At the end of July 2017, at a meeting with the President of the International Chess Federation Kirsan Ilyumzhinov, the Minister of Education and Science of Russia Olga Vasilyeva said that the study of chess in school should become mandatory as part of extracurricular activities. Vasilyeva stressed that the curriculum should not be overloaded: chess should become obligatory in optional classes only.
First Vice-President of the Moscow Chess Federation Nikita Kim called Ilyumzhinov the ideologist of the Chess in School programme. According to Kim, “Ilyumzhinov first tested it in Kalmykia when he was the head of the region. He collected school principals and asked them to think about voluntarily introducing chess lessons. Relatively speaking, 10 per cent of schools have tried it. A year passed and it became clear that academic performance in all subjects had improved there. The number of wrongdoings has sharply gone down. Schools became more trouble-free. Others looked at this story and decided to do it. And so it went. This has been tested not only in Russia but also in other countries many times. For example, in Armenia and Turkey the chess education is universal.”
On 17 and 18 November, trainings for development of chess teachers were held in Moscow. The classes were organized by the Moscow Centre for the Development of Educational Personnel Potential together with the Moscow Chess Federation.
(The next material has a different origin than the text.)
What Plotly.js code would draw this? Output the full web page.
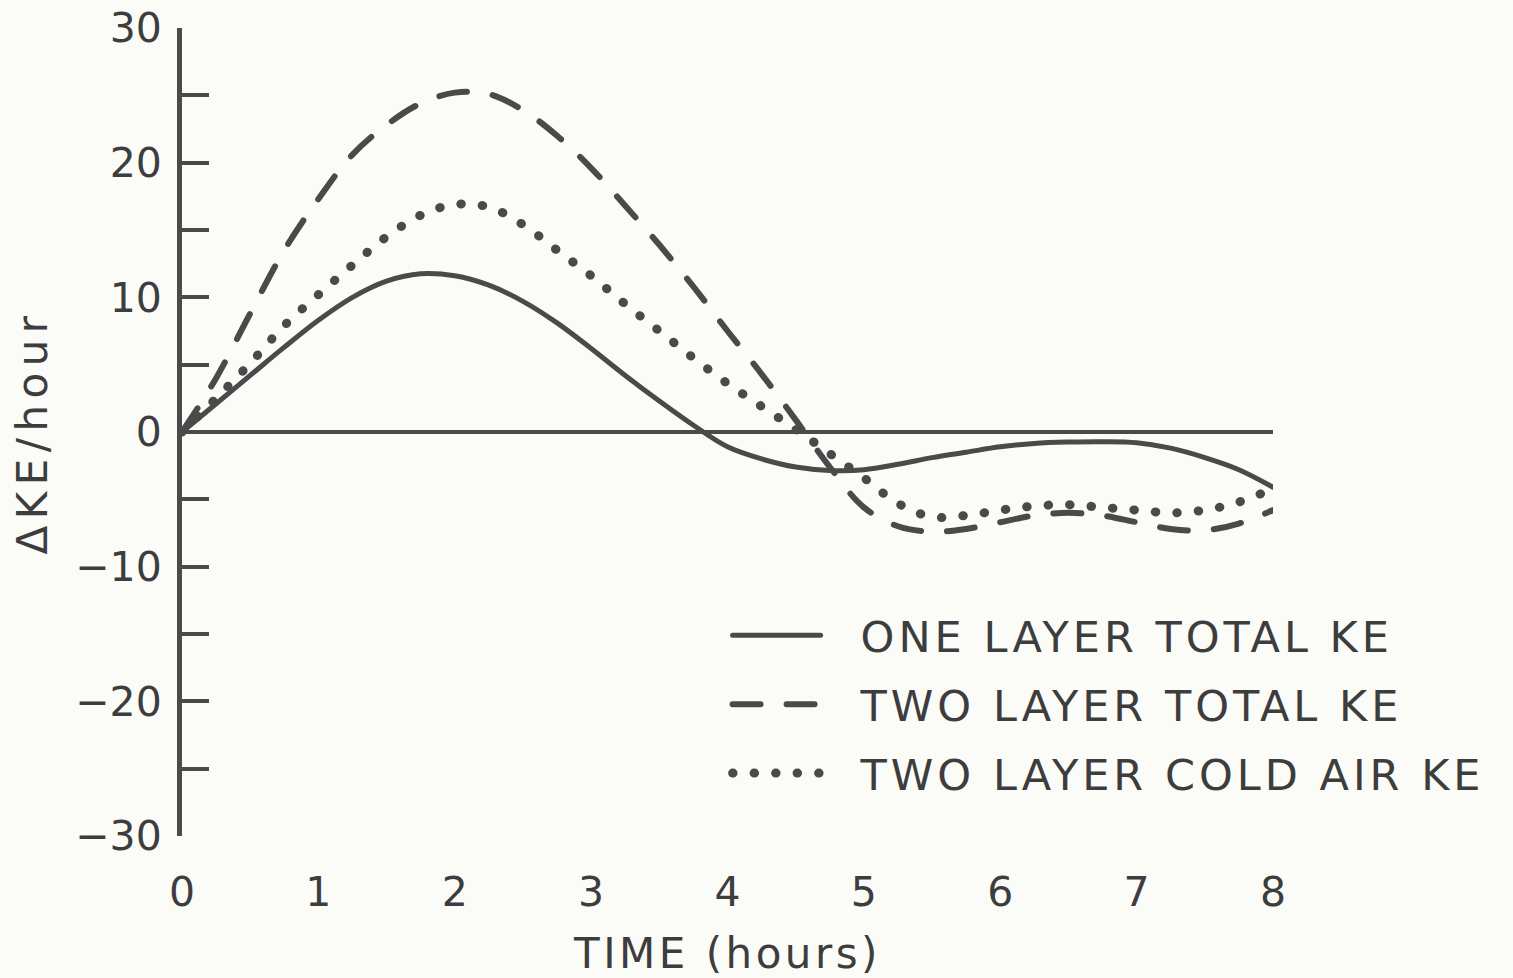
<!DOCTYPE html>
<html>
<head>
<meta charset="utf-8">
<script src="https://cdn.plot.ly/plotly-3.0.1.min.js"></script>
<style>
  html, body { margin: 0; padding: 0; background: #fbfbf8; }
  #chart { width: 1513px; height: 978px; }
  .legendtext { letter-spacing: 4px; }
  .xtitle { letter-spacing: 3.5px; }
  .ytitle { letter-spacing: 6.5px; }
  .scatterlayer .js-line { stroke-linecap: round !important; }
  .legendlines path { stroke-linecap: round !important; }
</style>
</head>
<body>
<div id="chart"></div>
<script>
// Time (hours)
const timeHours = [0, 0.25, 0.5, 0.75, 1, 1.25, 1.5, 1.75, 2, 2.25, 2.5, 2.75, 3, 3.25, 3.5, 3.75,
                   4, 4.25, 4.5, 4.75, 5, 5.25, 5.5, 5.75, 6, 6.25, 6.5, 6.75, 7, 7.25, 7.5, 7.75, 8];

// ΔKE/hour, one layer total KE (solid)
const oneLayerTotal = [0, 2.1, 4.2, 6.3, 8.3, 10.0, 11.2, 11.75, 11.6, 10.9, 9.7, 8.1, 6.2, 4.2, 2.3, 0.5,
                       -1.1, -2.0, -2.6, -2.85, -2.8, -2.4, -1.9, -1.5, -1.1, -0.85, -0.75, -0.72, -0.8, -1.2, -1.9, -2.8, -4.1];

// ΔKE/hour, two layer total KE (dashed)
const twoLayerTotal = [0, 4.0, 8.8, 13.5, 17.3, 20.6, 22.8, 24.4, 25.2, 25.1, 23.9, 22.0, 19.6, 16.8, 13.9, 10.8,
                       7.5, 4.3, 0.9, -2.6, -5.6, -7.0, -7.4, -7.2, -6.7, -6.2, -6.0, -6.2, -6.7, -7.2, -7.3, -6.8, -5.8];

// ΔKE/hour, two layer cold air KE (dotted)
const twoLayerCold = [0, 2.5, 5.1, 7.9, 10.2, 12.4, 14.5, 16.1, 16.9, 16.7, 15.4, 13.5, 11.6, 9.5, 7.5, 5.5,
                      3.6, 1.9, 0.2, -1.6, -3.4, -5.3, -6.3, -6.2, -5.8, -5.5, -5.4, -5.6, -5.8, -6.0, -5.8, -5.2, -4.2];

const seriesNames = ['ONE LAYER TOTAL KE', 'TWO LAYER TOTAL KE', 'TWO LAYER COLD AIR KE'];

const xTickVals = [0, 1, 2, 3, 4, 5, 6, 7, 8];
const xTickText = ['0', '1', '2', '3', '4', '5', '6', '7', '8'];
const yTickVals = [-30, -25, -20, -15, -10, -5, 0, 5, 10, 15, 20, 25, 30];
const yTickText = ['\u221230', '', '\u221220', '', '\u221210', '', '0', '', '10', '', '20', '', '30'];

const ink = '#4a4a4a';
const textInk = '#3d3d3d';
const fontFam = 'DejaVu Sans, Liberation Sans, sans-serif';

const traces = [
  { x: timeHours, y: oneLayerTotal, name: seriesNames[0], mode: 'lines',
    line: { color: ink, width: 5, shape: 'spline', smoothing: 1 }, legendgroup: 'a' },
  { x: timeHours, y: twoLayerTotal, name: seriesNames[1], mode: 'lines',
    line: { color: ink, width: 6, shape: 'spline', smoothing: 1, dash: '28px,26px' }, legendgroup: 'b' },
  { x: timeHours, y: twoLayerCold, name: seriesNames[2], mode: 'lines',
    line: { color: ink, width: 9, shape: 'spline', smoothing: 1, dash: '0.5px,21px' }, legendgroup: 'c' }
];

const layout = {
  width: 1513, height: 978,
  paper_bgcolor: '#fbfbf8', plot_bgcolor: '#fbfbf8',
  margin: { l: 182, r: 240, t: 28, b: 142, autoexpand: false },
  font: { family: fontFam, color: textInk, size: 41 },
  showlegend: true,
  legend: {
    x: 0.501, xanchor: 'left', y: 0.291, yanchor: 'top',
    bgcolor: 'rgba(0,0,0,0)', borderwidth: 0,
    font: { family: fontFam, size: 43, color: textInk },
    itemwidth: 122, tracegroupgap: 10, traceorder: 'grouped'
  },
  xaxis: {
    range: [0, 8], showgrid: false, zeroline: false, showline: false,
    ticks: '', tickmode: 'array', tickvals: xTickVals, ticktext: xTickText,
    tickfont: { family: fontFam, size: 41, color: textInk },
    ticklabelstandoff: 28,
    title: { text: 'TIME (hours)', font: { family: fontFam, size: 42, color: textInk }, standoff: 25 }
  },
  yaxis: {
    range: [-30, 30], showgrid: false,
    zeroline: true, zerolinecolor: ink, zerolinewidth: 4,
    showline: true, linecolor: ink, linewidth: 5,
    ticks: 'inside', ticklen: 27, tickwidth: 4, tickcolor: ink,
    tickmode: 'array', tickvals: yTickVals, ticktext: yTickText,
    tickfont: { family: fontFam, size: 41, color: textInk },
    ticklabelstandoff: 7,
    title: { text: '\u0394KE/hour', font: { family: fontFam, size: 42, color: textInk }, standoff: 16 }
  }
};

Plotly.newPlot('chart', traces, layout, { staticPlot: true, displayModeBar: false }).then(function () {
  // no clipping of the legend box (its width is measured without the letter spacing)
  document.querySelectorAll('.legend .scrollbox, .legend').forEach(function (s) {
    s.removeAttribute('clip-path');
  });
  // lengthen legend line samples to match the original figure
  document.querySelectorAll('.legend .traces').forEach(function (g) {
    const t = g.querySelector('.legendtext');
    const p = g.querySelector('.legendlines path');
    if (t && p) {
      const tx = parseFloat(t.getAttribute('x')) || 132;
      p.setAttribute('d', 'M' + (tx - 128) + ',0h88');
    }
  });
});
</script>
</body>
</html>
“At the training, they were taught methods of teaching chess, solving chess problems, developing tactical combinations, and the rules for organizing and conducting circle work and competitions in this sport. Within two years, more than 4 thousand teachers of the capital have received such training within the framework of the Chess in School project of the Moscow Department of Education,” according to the press service of the Moscow City Department of Education.